Many people have problems with coughing up mucus, especially smokers and people who have recently been, or still are, ill. This can be an annoying problem as sometimes there does not seem to be an end to it. Mucus is a product of inner membranes in throat and lungs. It is a part of the body’s protective mechanism, with which it expels foreign particles and agents from the lungs. When it is congealed, mucus is called phlegm.
Here are the causes and treatment options for coughing up mucus.
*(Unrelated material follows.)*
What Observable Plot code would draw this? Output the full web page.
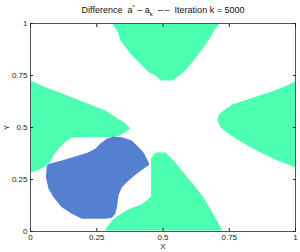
<!DOCTYPE html>
<html><head><meta charset="utf-8">
<script src="https://cdn.jsdelivr.net/npm/d3@7"></script>
<script src="https://cdn.jsdelivr.net/npm/@observablehq/plot@0.6"></script>
<style>html,body{margin:0;padding:0;background:#fff} svg{display:block}</style>
</head><body><div id="chart"></div>
<script>
const ticks = [0, 0.25, 0.5, 0.75, 1];
const tickLabels = ["0", "0.25", "0.5", "0.75", "1"];
const iteration = 5000;

// positive-difference regions (cyan-green)
const topShape = [[0.308,1],[0.327,0.966],[0.340,0.918],[0.377,0.854],[0.415,0.806],[0.446,0.766],[0.472,0.750],[0.491,0.726],[0.536,0.726],[0.578,0.766],[0.616,0.822],[0.654,0.886],[0.679,0.934],[0.698,0.975],[0.714,1]];
const leftShape = [[0,0.726],[0.049,0.697],[0.140,0.654],[0.215,0.615],[0.283,0.582],[0.328,0.543],[0.355,0.524],[0.377,0.495],[0.355,0.476],[0.336,0.462],[0.313,0.454],[0.155,0.452],[0.132,0.430],[0.106,0.399],[0.087,0.365],[0.075,0.337],[0.060,0.317],[0.038,0.300],[0,0.284]];
const rightShape = [[1,0.721],[0.955,0.695],[0.906,0.671],[0.830,0.639],[0.766,0.613],[0.728,0.582],[0.709,0.558],[0.706,0.534],[0.717,0.501],[0.743,0.474],[0.781,0.442],[0.819,0.413],[0.868,0.380],[0.932,0.341],[1,0.308]];
const bottomShape = [[0.455,0.351],[0.472,0.380],[0.509,0.380],[0.528,0.356],[0.547,0.332],[0.577,0.284],[0.615,0.226],[0.653,0.163],[0.691,0.082],[0.725,0.005],[0.283,0.005],[0.287,0.019],[0.313,0.060],[0.358,0.099],[0.396,0.120],[0.415,0.127],[0.438,0.149],[0.455,0.168]];
// negative-difference region (blue)
const blueShape = [[0.062,0.317],[0.068,0.325],[0.118,0.341],[0.181,0.365],[0.219,0.381],[0.244,0.398],[0.263,0.422],[0.288,0.446],[0.313,0.457],[0.345,0.453],[0.382,0.438],[0.408,0.405],[0.426,0.381],[0.439,0.350],[0.449,0.322],[0.408,0.285],[0.370,0.245],[0.345,0.213],[0.332,0.173],[0.326,0.117],[0.320,0.085],[0.307,0.066],[0.282,0.061],[0.194,0.061],[0.156,0.085],[0.118,0.117],[0.087,0.165],[0.068,0.205],[0.058,0.261]];

const regions = [
  {id: "top", level: "pos", pts: topShape},
  {id: "left", level: "pos", pts: leftShape},
  {id: "right", level: "pos", pts: rightShape},
  {id: "bottom", level: "pos", pts: bottomShape},
  {id: "blue", level: "neg", pts: blueShape}
];
const rows = regions.flatMap(r => r.pts.map(([x, y]) => ({x, y, id: r.id, level: r.level})));
const fmt = d => tickLabels[ticks.indexOf(d)];

const plot = Plot.plot({
  width: 300, height: 252,
  marginLeft: 30, marginRight: 5, marginTop: 23, marginBottom: 21,
  x: {domain: [0, 1]},
  y: {domain: [0, 1]},
  color: {domain: ["pos", "neg"], range: ["#4dffb0", "#5480cf"]},
  style: {fontFamily: "'Liberation Sans', Arial, sans-serif", fontSize: "8px", color: "#222", background: "#fff"},
  marks: [
    Plot.line(rows, {x: "x", y: "y", z: "id", fill: "level", stroke: "none", curve: "linear-closed"}),
    Plot.frame({stroke: "#555"}),
    Plot.axisX({ticks, tickFormat: fmt, tickSize: -3, tickPadding: 6, label: "X", labelAnchor: "center", labelArrow: "none", labelOffset: 17}),
    Plot.axisX({anchor: "top", ticks, tickFormat: () => "", tickSize: -3, label: null}),
    Plot.axisY({ticks, tickFormat: fmt, tickSize: -3, tickPadding: 6, label: "Y", labelAnchor: "center", labelArrow: "none", labelOffset: 27}),
    Plot.axisY({anchor: "right", ticks, tickFormat: () => "", tickSize: -3, label: null})
  ]
});

const svg = d3.select(plot);
const t = svg.append("text")
  .attr("x", 163).attr("y", 13)
  .attr("text-anchor", "middle")
  .attr("font-size", 9)
  .attr("fill", "#111");
t.append("tspan").text("Difference\u00a0\u00a0a");
t.append("tspan").attr("font-size", 6).attr("dy", -4).text("*");
t.append("tspan").attr("dy", 4).text("\u00a0\u2013\u00a0a");
t.append("tspan").attr("font-size", 6).attr("dy", 3).text("k");
t.append("tspan").attr("dy", -3).text(`\u00a0\u00a0\u2013\u2009\u2013\u00a0\u00a0Iteration k = ${iteration}`);

document.getElementById("chart").appendChild(plot);
</script>
</body></html>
Causes of coughing up mucus
In most cases, coughing up mucus is worst in the morning, this is because mucus is formed in the lungs overnight and it must be expelled in the morning. The color of the mucus may indicate what exactly is causing it. For example, green mucus usually indicates a bacterial or viral infection that is present in the body and in the lungs.
People who suffer from allergies have this problem too, especially when they come in contact with dust, smoke, fumes or chemicals. Smokers also tend to cough up mucus in the morning, and it is usually brownish.
People who have recently stopped smoking are sometimes worried as to why they are still coughing up mucus. This is perfectly normal, the body is cleaning itself and expelling accumulated tar and toxins.
Certain foods can cause this problem too and this is why some people have productive cough after eating. Foods that contribute to the mucus build-up and irritation are fried and greasy foods and dairy products. In this case the mucus usually builds up in the back of the throat and not in the lungs.
Mucus in lungs can be a sign of a disease. This problem occurs as a symptom of many diseases, like asthma, chronic bronchitis, sinusitis, strep throat, lung infections, and whooping cough.
If there are traces of blood in coughed-up mucus, it is a sign of a more serious condition and it requires medical attention as soon as possible.
The firs thing to do is to determine if the underlying cause of mucus is serious. It is best to see a doctor who will examine the patient and do the necessary tests, possibly with X rays, sputum analysis, which is an analysis of the spit, and blood work. This is especially important for green mucus, which is usually a sign of infection.
When the underlying cause is determined, it will be treated accordingly, and in case of infections the treatment usually consists of antibiotics.
At-home treatments and remedies are recommended only for mild cases, for allergies and for smokers. This includes gargling with saline solutions, drinking a lot of fluids to break down mucus and make it easier to expel, and staying off fried and greasy foods and dairy products.